A few weeks ago a friend of mine and a friend of Lijit’s lost his battle with cancer. They say success has many fathers, but Jerome can certainly claim an important role in making Lijit a success. Jerome was the first institutional investor in Lijit when he was at High Country Ventures.
I got to know Jerome while I was still at Raindance and through the final years of my involvement at Raindance we would often meet for breakfast to discuss my many crazy ideas. When I started Lijit, Jerome helped me formulate some of the ideas and strategies and when our Angel round of financing needed a little more investment fuel he led High Country into a $200K investment.
Jerome was a tough business guy, and like a lot of tough business guys he had his fans and otherwise. I was always in the fan category.
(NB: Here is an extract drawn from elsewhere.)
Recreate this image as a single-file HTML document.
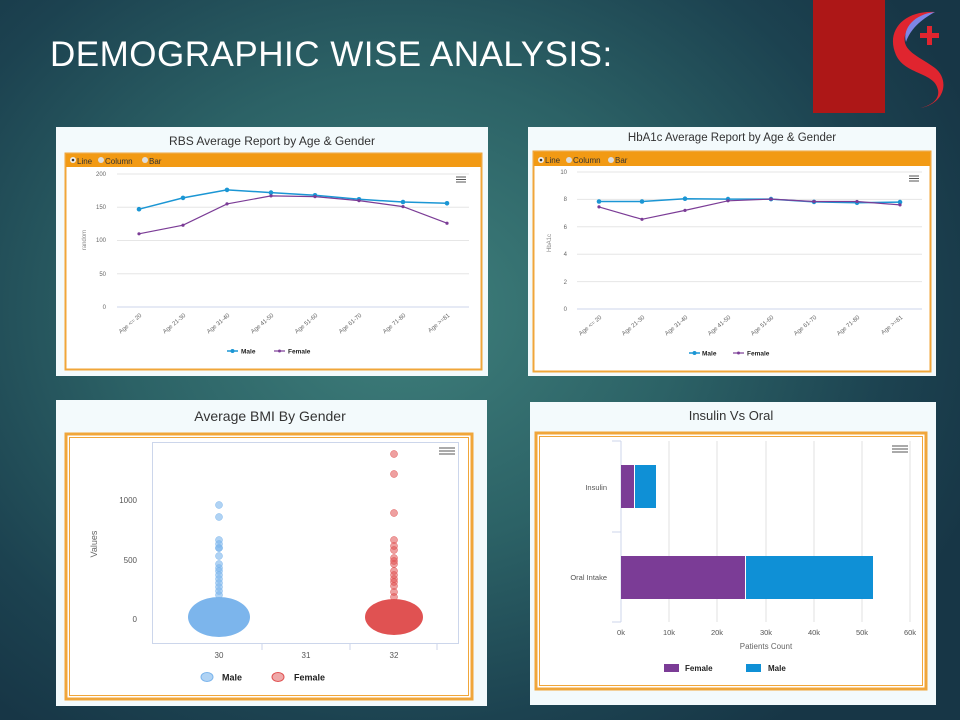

When he had something constructive to add around the board table he would add it. When he didn’t he wouldn’t. Jerome was a consummate professional.
A few years ago Jerome moved on to San Francisco and Crosslink Capital. I pitched Crosslink for a late stage investment round but my style didn’t mesh with the other partners at Crosslink. I believe humility is the best tool as a CEO, but as Jerome counseled me after the fact, that style can appear weak – especially to a Valley VC expecting “ego” to be plentiful. We found our investment somewhere else but nearly every time I was in San Francisco over the last two years I would meet Jerome for breakfast at the Meridian Hotel near his office. He always had helpful advice on business and we had great discussions about taking our favorite cars to the track to go fast.
I’m not a friend maker (or collector) by nature. But I counted Jerome as one of them.